The story goes on straight down a spiraling rabbit hole. The front desk asked me to forward Victoria’s email to them. Then start the psychotic emails from “Victoria” asking why we accused her of all sorts of crimes against humanity. Turns out that “Victoria” is just a fictitious name used by a third party marketing firm hired by the dental practice. Also turns out that in fact “Victoria” is European and while the dentist nor his office knew the tactics this third party marketing service was employing, they seemed to be okay with it once we spilled the beans.
This is trick marketing. The SEO marketer who came up with this marketing strategy knows this. While their defense was “no webmaster would return their emails if they thought they were dealing with a third-party marketing firm versus the actual dental practice”, it’s still deceptive.
Today customers have more choices than ever, and customers choose to do business with companies that are honest and transparent. We’ll pay more to do business with companies who refrain from gotcha-marketing.
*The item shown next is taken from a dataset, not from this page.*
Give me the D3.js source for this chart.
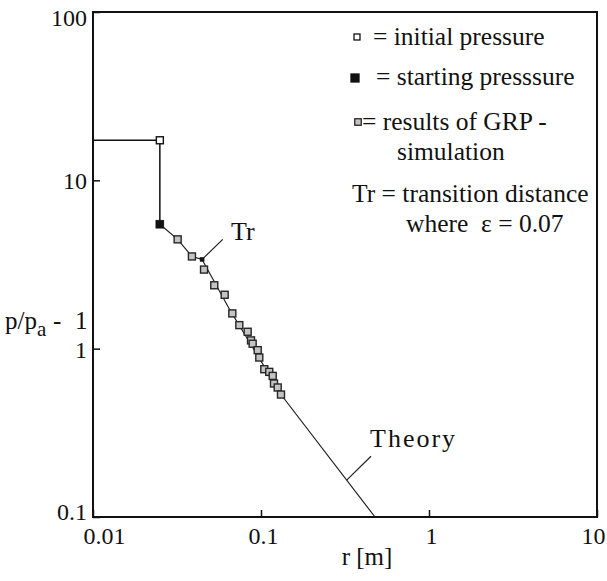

No one likes to feel like they’ve been bamboozled–whether that’s not being upfront about the actual person sending the offer, offering marketing tactics that don’t deliver any value, or sending out offers that make a customer look bad.
The marketer is faced with two roads. One road is paved with gimmicks and tricks that confuse customers into clicking or taking action. The other road is lined with a value-added service. We would have used that infographic and given a backlink and credit to the other dental practice had the marketer been transparent.
Moral to the story—when selecting a marketing firm, ensure they are upfront and transparent because after all, they represent YOU.